Modern laptops are significantly more powerful than many realize, often capable of handling data processing tasks that traditionally were relegated to computing clusters. This perspective often surprises people, which in turn surprises me, because it's not a new development. While certain tasks undeniably require immense computational power, more often than not, we are limited by input/output (I/O) speeds rather than raw processing power. The solid-state drives (SSDs) in today's laptops, such as those in MacBooks, are incredibly fast, making them highly efficient for data-intensive tasks.
Consider a common scenario: you have several hundred gigabytes of Parquet files and need to perform aggregations or simple computations that could be handled with a tool like polars/pandas/numpy. In a cluster environment, these files are typically distributed across multiple machines using a system like Hadoop Distributed File System (HDFS) or stored in S3 buckets. Tools like Impala, Hive, or Spark are then used to execute SQL-like queries, distributing the workload across numerous nodes. However, these nodes often spend a significant amount of time waiting for I/O operations from S3 or HDFS, leading to inefficiencies.
Hannes Mühleisen, the developer of DuckDB, addressed this issue in a talk, explaining why they chose not to create a distributed version of DuckDB. He pointed out that distributing the load across multiple machines rarely offers a performance benefit that justifies the added complexity. In their tests, a single server node running DuckDB could match the performance of a 60-node Spark cluster—a trade-off that hardly seems worthwhile.

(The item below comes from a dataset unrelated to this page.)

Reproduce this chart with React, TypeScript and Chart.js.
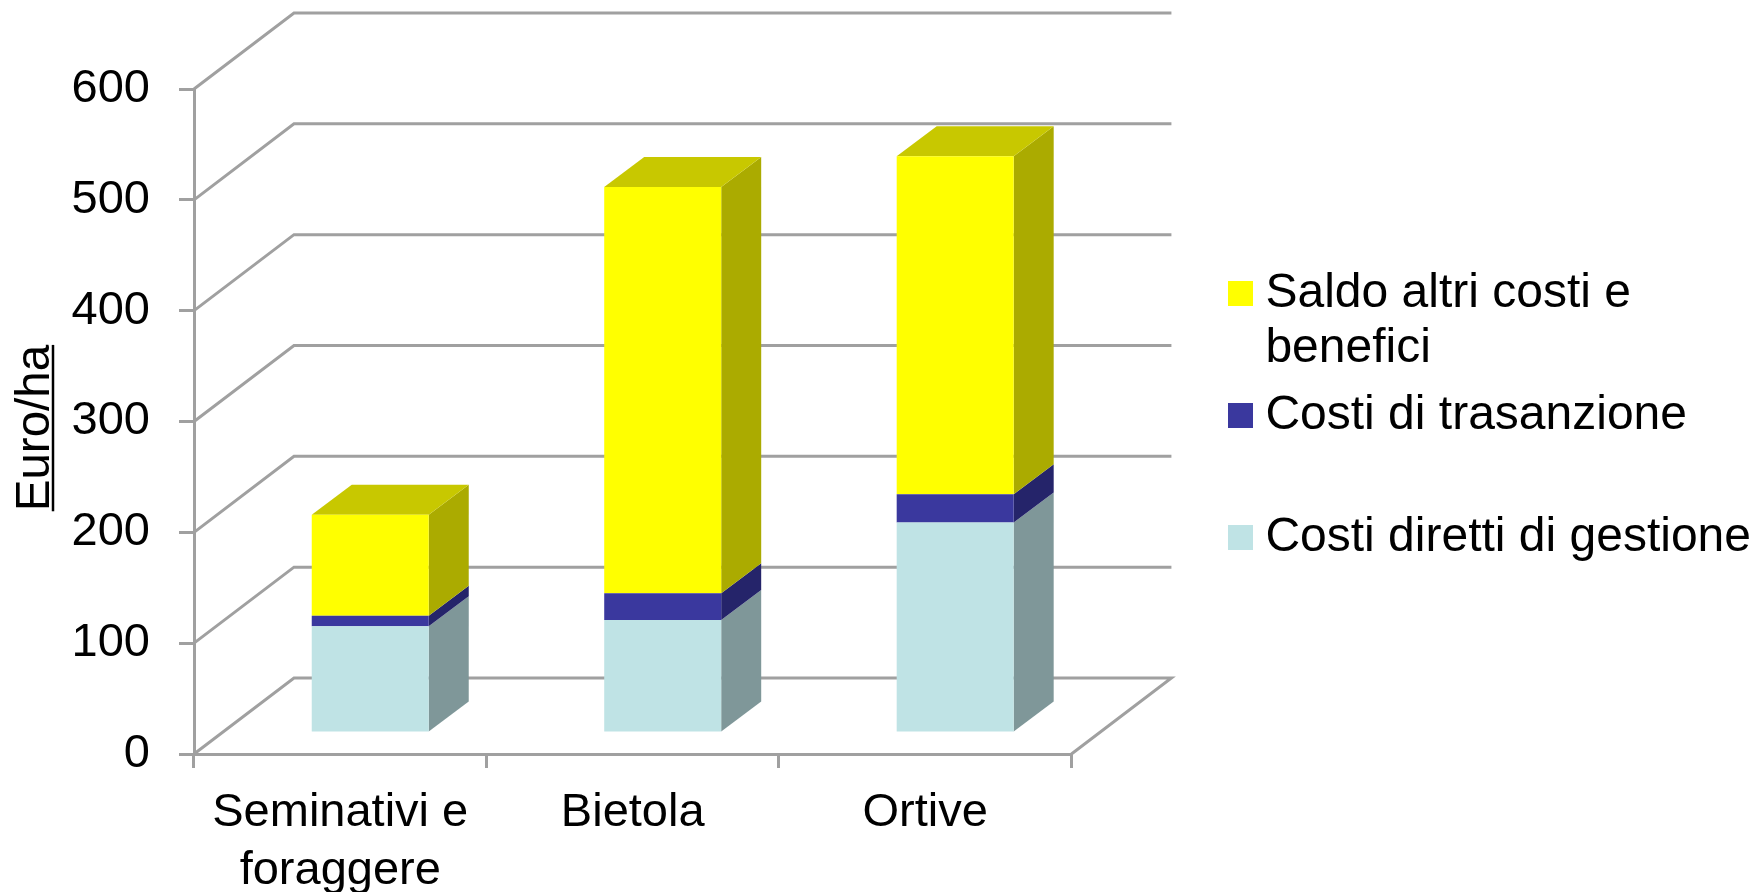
import React, { useEffect, useRef } from "react";
import { Chart, registerables } from "chart.js";

Chart.register(...registerables);

const categories = [["Seminativi e", "foraggere"], "Bietola", "Ortive"];
const costiDiretti = [96.4, 101.9, 189.9];
const costiTransazione = [9.3, 24.2, 25.5];
const saldoAltri = [91.3, 366.5, 305];
const seriesNames = ["Costi diretti di gestione", "Costi di trasanzione", "Saldo altri costi e benefici"];
const legendLines = [["Costi diretti di gestione", ""], ["Costi di trasanzione", ""], ["Saldo altri costi e", "benefici"]];
const yTicks = [0, 100, 200, 300, 400, 500, 600];

const FRONT = ["#BFE3E5", "#3A389E", "#FFFF00"];
const SIDE = ["#7F9799", "#25246A", "#ABAB00"];
const TOP = "#C8C800";
const LINE = "#A0A0A0";
const FONT = "'Liberation Sans', Arial, sans-serif";

const WALL_DX = 100;
const WALL_DY = -76;
const BAR_DX = 30;
const BAR_DY = -21;
const DEPTH_DX = 40;
const DEPTH_DY = -30;

function face(ctx: any, pts: number[][], color: string) {
  ctx.fillStyle = color;
  ctx.beginPath();
  pts.forEach((p, i) => (i ? ctx.lineTo(p[0], p[1]) : ctx.moveTo(p[0], p[1])));
  ctx.closePath();
  ctx.fill();
}

const scene3d = {
  id: "scene3d",
  afterLayout(chart: any) {
    const lg = chart.legend;
    lg.top -= 44;
    lg.bottom -= 44;
    lg.left += 5;
    lg.right += 5;
  },
  beforeDatasetsDraw(chart: any) {
    const { ctx, chartArea, scales } = chart;
    const { left, right } = chartArea;
    ctx.save();
    ctx.strokeStyle = LINE;
    ctx.lineWidth = 3;
    yTicks.forEach((v) => {
      const y = scales.y.getPixelForValue(v);
      ctx.beginPath();
      ctx.moveTo(left, y);
      ctx.lineTo(left + WALL_DX, y + WALL_DY);
      ctx.lineTo(right + WALL_DX, y + WALL_DY);
      if (v === 0) ctx.lineTo(right, y);
      ctx.stroke();
    });
    ctx.restore();

    ctx.save();
    ctx.translate(BAR_DX, BAR_DY);
    chart.data.datasets.forEach((_: any, d: number) => {
      const meta = chart.getDatasetMeta(d);
      meta.data.forEach((bar: any) => {
        const r = bar.x + bar.width / 2;
        const l = bar.x - bar.width / 2;
        face(ctx, [[r, bar.base], [r + DEPTH_DX, bar.base + DEPTH_DY], [r + DEPTH_DX, bar.y + DEPTH_DY], [r, bar.y]], SIDE[d]);
        if (d === chart.data.datasets.length - 1) {
          face(ctx, [[l, bar.y], [l + DEPTH_DX, bar.y + DEPTH_DY], [r + DEPTH_DX, bar.y + DEPTH_DY], [r, bar.y]], TOP);
        }
      });
    });
  },
  afterDatasetsDraw(chart: any) {
    chart.ctx.restore();
  },
  afterDraw(chart: any) {
    const { ctx, scales } = chart;
    const s = scales.y;
    const t = s.options.title;
    ctx.save();
    ctx.font = `${t.font.size}px ${FONT}`;
    const full = ctx.measureText(t.text).width;
    const w = ctx.measureText(t.text.trim()).width;
    const cy = (s.top + s.bottom) / 2 + (full - w) / 2;
    ctx.strokeStyle = "#000";
    ctx.lineWidth = 2.5;
    ctx.beginPath();
    ctx.moveTo(53, cy - w / 2);
    ctx.lineTo(53, cy + w / 2);
    ctx.stroke();
    ctx.restore();
  },
};

function swatch(color: string) {
  const c = document.createElement("canvas");
  c.width = 25;
  c.height = 25;
  const g = c.getContext("2d") as CanvasRenderingContext2D;
  g.fillStyle = color;
  g.fillRect(0, 0, 25, 25);
  return c;
}

export default function App() {
  const ref = useRef<HTMLCanvasElement>(null);
  useEffect(() => {
    document.body.style.margin = "0";
    document.body.style.background = "#fff";
    const chart = new Chart(ref.current as HTMLCanvasElement, {
      type: "bar",
      data: {
        labels: categories as any,
        datasets: [costiDiretti, costiTransazione, saldoAltri].map((values, i) => ({
          label: seriesNames[i],
          data: values,
          backgroundColor: FRONT[i],
          borderWidth: 0,
          barPercentage: 0.4,
          categoryPercentage: 1,
          clip: false as any,
        })),
      },
      options: {
        responsive: false,
        animation: false,
        layout: { padding: { top: 89, left: 0, right: 0, bottom: 0 } },
        plugins: {
          tooltip: { enabled: false },
          title: { display: false },
          legend: {
            display: true,
            position: "right",
            align: "center",
            reverse: true,
            maxWidth: 600,
            labels: {
              color: "#000",
              font: { family: FONT, size: 48, lineHeight: 1.146 },
              boxWidth: 2,
              boxHeight: 25,
              padding: 12,
              usePointStyle: true,
              generateLabels(chart: any) {
                return chart.data.datasets.map((ds: any, i: number) => ({
                  text: legendLines[i],
                  fillStyle: FRONT[i],
                  strokeStyle: FRONT[i],
                  lineWidth: 0,
                  pointStyle: swatch(FRONT[i]),
                  datasetIndex: i,
                  hidden: false,
                }));
              },
            },
          } as any,
        },
        scales: {
          x: {
            stacked: true,
            offset: true,
            afterFit(s: any) {
              s.height = 892 - 754;
            },
            grid: { drawOnChartArea: false, offset: true, color: LINE, lineWidth: 3, tickLength: 14 },
            border: { color: LINE, width: 3 },
            ticks: {
              color: "#000",
              maxRotation: 0,
              autoSkip: false,
              padding: 16,
              font: { family: FONT, size: 47, lineHeight: 1.234 },
            },
          },
          y: {
            stacked: true,
            min: 0,
            max: 600,
            afterFit(s: any) {
              s.width = 194;
            },
            grid: { drawOnChartArea: false, color: LINE, lineWidth: 3, tickLength: 15 },
            border: { color: LINE, width: 3 },
            ticks: {
              color: "#000",
              stepSize: 100,
              padding: 29,
              font: { family: FONT, size: 47 },
            },
            title: {
              display: true,
              text: "Euro/ha ",
              color: "#000",
              padding: { top: 7, bottom: 0 },
              font: { family: FONT, size: 47.5 },
            },
          },
          gap: {
            type: "linear",
            position: "right",
            display: true,
            afterFit(s: any) {
              s.width = 151;
            },
            grid: { display: false },
            border: { display: false },
            ticks: { display: false },
          },
        } as any,
      },
      plugins: [scene3d],
    });
    return () => chart.destroy();
  }, []);
  return <canvas ref={ref} width={1756} height={892} style={{ display: "block" }} />;
}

This sentiment is echoed by one of the original BigQuery developers in a blog post, stating that most companies believe they have "big data" when, in reality, their data can be efficiently processed on a single machine.
The evolution of big data infrastructure meetings tells the story:
- 2014: "We need a whole rack for this!"
- 2019: "Maybe just one really beefy server?"
- 2024: "Have you tried using your MacBook?"
- Next year: "Just run it on your smart watch, bro"
My favorite quote regarding Big data comes from Gary Bernhardt:
Consulting service: you bring your big data problems to me, I say "your data set fits in RAM", you pay me $10,000 for saving you $500,000.
The Takeaway
Before investing in complex and costly infrastructure, it's crucial to assess the actual requirements of your data processing tasks. Modern laptops are powerful tools that, when fully utilized, can handle substantial workloads efficiently. By rethinking our approach and leveraging the hardware we already have, we can achieve better performance without unnecessary complexity.